Street improvements have been a partnership - initially between the Trust, Camden and the Kleinwort Benson Property Fund (KBPF) and latterly with Shaftesbury PLC, the area's major freeholder. Improvements to date have been based on the template set out in the Seven Dials Renaissance Study, which is intended to set high standards for street improvements where London has lagged behind many European cities. The work in Monmouth Street, using multi-coloured dressed setts has influenced works throughout the West End and elsewhere.
The Seven Dials scheme has been of national importance in changing attitudes to and aspirations for the public realm. For well over a decade it has been used in presentations given throughout the UK to demonstrate what can be done to create a sense of place and establish an environment where pedestrians and traffic can successfully and positively intermingle.
— Robert Huxford, Director, Urban Design Group.

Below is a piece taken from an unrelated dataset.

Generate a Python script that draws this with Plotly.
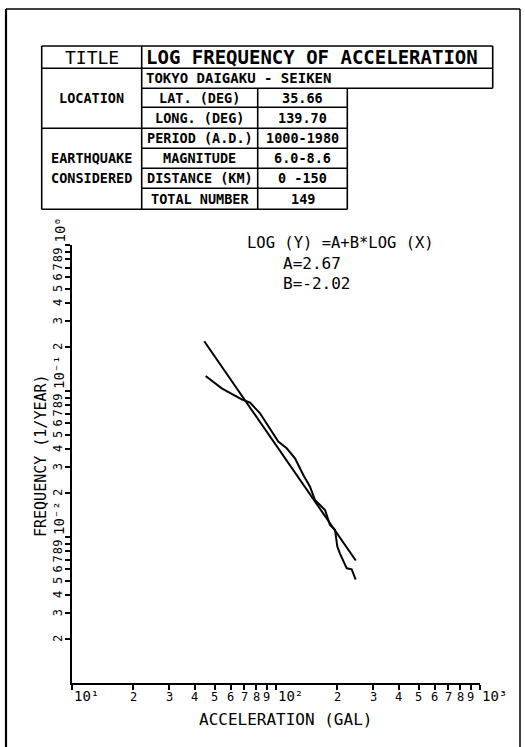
import math
import plotly.graph_objects as go

# ---------------- data ----------------
accel_obs = [45.2, 54.2, 67.9, 74.6, 83.5, 91.7, 102.6, 112.8, 123.9, 136.1,
             146.8, 155.3, 173.9, 183.9, 194.6, 199.8, 205.9, 222.2, 235.0, 245.9]
freq_obs = [0.1268, 0.1043, 0.0877, 0.0832, 0.0704, 0.0569, 0.0450, 0.0405, 0.0346, 0.0266,
            0.0221, 0.0179, 0.0153, 0.0121, 0.0112, 0.0086, 0.0077, 0.0061, 0.0060, 0.0051]
accel_fit = [44.5, 246.0]
freq_fit = [0.219, 0.0069]

x_minor_vals = [20, 30, 40, 50, 60, 70, 80, 90, 200, 300, 400, 500, 600, 700, 800, 900]
x_minor_text = ["2", "3", "4", "5", "6", "7", "8", "9"] * 2
x_major_vals = [10, 100, 1000]
x_major_text = ["10¹", "10²", "10³"]

y_minor_vals = [0.002, 0.003, 0.004, 0.005, 0.006, 0.007, 0.008, 0.009,
                0.02, 0.03, 0.04, 0.05, 0.06, 0.07, 0.08, 0.09,
                0.2, 0.3, 0.4, 0.5, 0.6, 0.7, 0.8, 0.9]
y_minor_text = ["2", "3", "4", "5", "6", "7", "8", "9"] * 3
y_major_vals = [0.01, 0.1, 1.0]
y_major_text = ["10⁻²", "10⁻¹", "10⁰"]

table_title = "LOG FREQUENCY OF ACCELERATION"
station = "TOKYO DAIGAKU - SEIKEN"
loc_labels = ["LAT. (DEG)", "LONG. (DEG)"]
loc_values = ["35.66", "139.70"]
eq_labels = ["PERIOD (A.D.)", "MAGNITUDE", "DISTANCE (KM)", "TOTAL NUMBER"]
eq_values = ["1000-1980", "6.0-8.6", "0 -150", "149"]
equation_lines = ["LOG (Y) =A+B*LOG (X)", "A=2.67", "B=-2.02"]

# ---------------- geometry helpers ----------------
W, H = 525, 747
L, R, T, B = 72, 480, 245, 683  # plot area in pixels
FONT = "DejaVu Sans Mono"


def px(xp):
    return (xp - L) / (R - L)


def py(yp):
    return (B - yp) / (B - T)


fig = go.Figure()
fig.add_trace(go.Scatter(x=accel_obs, y=freq_obs, mode="lines",
                         line=dict(color="black", width=2), showlegend=False))
fig.add_trace(go.Scatter(x=accel_fit, y=freq_fit, mode="lines",
                         line=dict(color="black", width=2), showlegend=False))

shapes = []


def hline(y, x0, x1, w=1.6):
    shapes.append(dict(type="line", xref="paper", yref="paper", x0=px(x0), x1=px(x1),
                       y0=py(y), y1=py(y), line=dict(color="black", width=w)))


def vline(x, y0, y1, w=1.6):
    shapes.append(dict(type="line", xref="paper", yref="paper", x0=px(x), x1=px(x),
                       y0=py(y0), y1=py(y1), line=dict(color="black", width=w)))


# outer frame
vline(6, 9, 760, 2.2)
vline(520, 9, 760, 1.5)
hline(9, 6, 520, 1.5)

# table
c0, c1, c2, c3, c4 = 41.7, 141.7, 257.7, 347.3, 492.7
rows = [46, 68.3, 88.3, 107.3, 128.3, 148.3, 168.3, 188.3, 209.3]
hline(rows[0], c0, c4)
hline(rows[1], c0, c4)
hline(rows[2], c1, c4)
hline(rows[3], c1, c3)
hline(rows[4], c0, c3)
hline(rows[5], c1, c3)
hline(rows[6], c1, c3)
hline(rows[7], c1, c3)
hline(rows[8], c0, c3)
vline(c0, rows[0], rows[8])
vline(c1, rows[0], rows[8])
vline(c2, rows[2], rows[8])
vline(c3, rows[2], rows[8])
vline(c4, rows[0], rows[2])

ann = []


def text(s, x, y, size=13.5, xanchor="center", bold=False, angle=0, yanchor="middle",
         xref="paper", yref="paper"):
    if bold:
        s = "<b>" + s + "</b>"
    ann.append(dict(text=s, x=x, y=y, xref=xref, yref=yref, showarrow=False,
                    xanchor=xanchor, yanchor=yanchor, textangle=angle,
                    font=dict(family=FONT, size=size, color="black")))


def rc(i):
    return py((rows[i] + rows[i + 1]) / 2)


mid01 = px((c0 + c1) / 2)
mid12 = px((c1 + c2) / 2)
mid23 = px((c2 + c3) / 2)

text("TITLE", mid01, rc(0), size=18)
text(table_title, px(144), rc(0), size=19, xanchor="left", bold=True)
text(station, px(144), rc(1), size=14, xanchor="left", bold=True)
text("LOCATION", mid01, py((rows[1] + rows[4]) / 2), bold=True)
for i, (lab, val) in enumerate(zip(loc_labels, loc_values)):
    text(lab, mid12, rc(2 + i), bold=True)
    text(val, mid23, rc(2 + i), bold=True)
text("EARTHQUAKE", mid01, rc(5), bold=True)
text("CONSIDERED", mid01, rc(6), bold=True)
for i, (lab, val) in enumerate(zip(eq_labels, eq_values)):
    text(lab, mid12, rc(4 + i), bold=True)
    text(val, mid23, rc(4 + i), bold=True)

# equation
text(equation_lines[0], px(245), py(243), size=15.5, xanchor="left")
text(equation_lines[1], px(281), py(263), size=16, xanchor="left")
text(equation_lines[2], px(281), py(283), size=16, xanchor="left")

# tick labels (placed on the axes' log scale)
for v, t in zip(x_minor_vals, x_minor_text):
    ann.append(dict(text=t, x=math.log10(v), xref="x", y=py(688), yref="paper",
                    showarrow=False, xanchor="center", yanchor="top",
                    font=dict(family=FONT, size=12, color="black")))
for v, t in zip(x_major_vals, x_major_text):
    ann.append(dict(text=t, x=math.log10(v), xref="x", y=py(686), yref="paper",
                    showarrow=False, xanchor="left", yanchor="top",
                    font=dict(family=FONT, size=14, color="black")))
for v, t in zip(y_minor_vals, y_minor_text):
    ann.append(dict(text=t, y=math.log10(v), yref="y", x=px(67), xref="paper",
                    showarrow=False, xanchor="right", yanchor="middle", textangle=-90,
                    font=dict(family=FONT, size=12, color="black")))
for v, t in zip(y_major_vals, y_major_text):
    ann.append(dict(text=t, y=math.log10(v), yref="y", x=px(69), xref="paper",
                    showarrow=False, xanchor="right", yanchor="bottom", textangle=-90,
                    font=dict(family=FONT, size=14, color="black")))

# axis titles
text("ACCELERATION (GAL)", px(285), py(719), size=16)
text("FREQUENCY (1/YEAR)", px(41), py(456), size=15, angle=-90)

fig.update_layout(
    width=W, height=H,
    margin=dict(l=L, r=W - R, t=T, b=H - B),
    paper_bgcolor="white", plot_bgcolor="white",
    shapes=shapes, annotations=ann,
    font=dict(family=FONT, color="black"),
    showlegend=False,
)
fig.update_xaxes(type="log", range=[1, 3], showgrid=False, zeroline=False,
                 showline=True, linecolor="black", linewidth=2,
                 ticks="outside", ticklen=5, tickwidth=1.5, tickcolor="black",
                 tickvals=x_minor_vals + x_major_vals, showticklabels=False)
fig.update_yaxes(type="log", range=[-3, 0], showgrid=False, zeroline=False,
                 showline=True, linecolor="black", linewidth=2,
                 ticks="outside", ticklen=5, tickwidth=1.5, tickcolor="black",
                 tickvals=y_minor_vals + y_major_vals, showticklabels=False)

fig.write_html("out.html", config={"displayModeBar": False},
               post_script="document.body.style.margin='0px';")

Dressed setts (flat cobbles) have many advantages: they reduce vehicular noise, they are safer and easier for pedestrians to walk across and they reflect the various colours more vibrantly than traditional cobbles. Their use in Monmouth Street proved universally popular. However, subsequent excavations and faulty reinstatement by the various utilities companies have compromised the carriageway. The Trust is anxious to find a solution and is currently seeking funds to commission research into why these failures occur.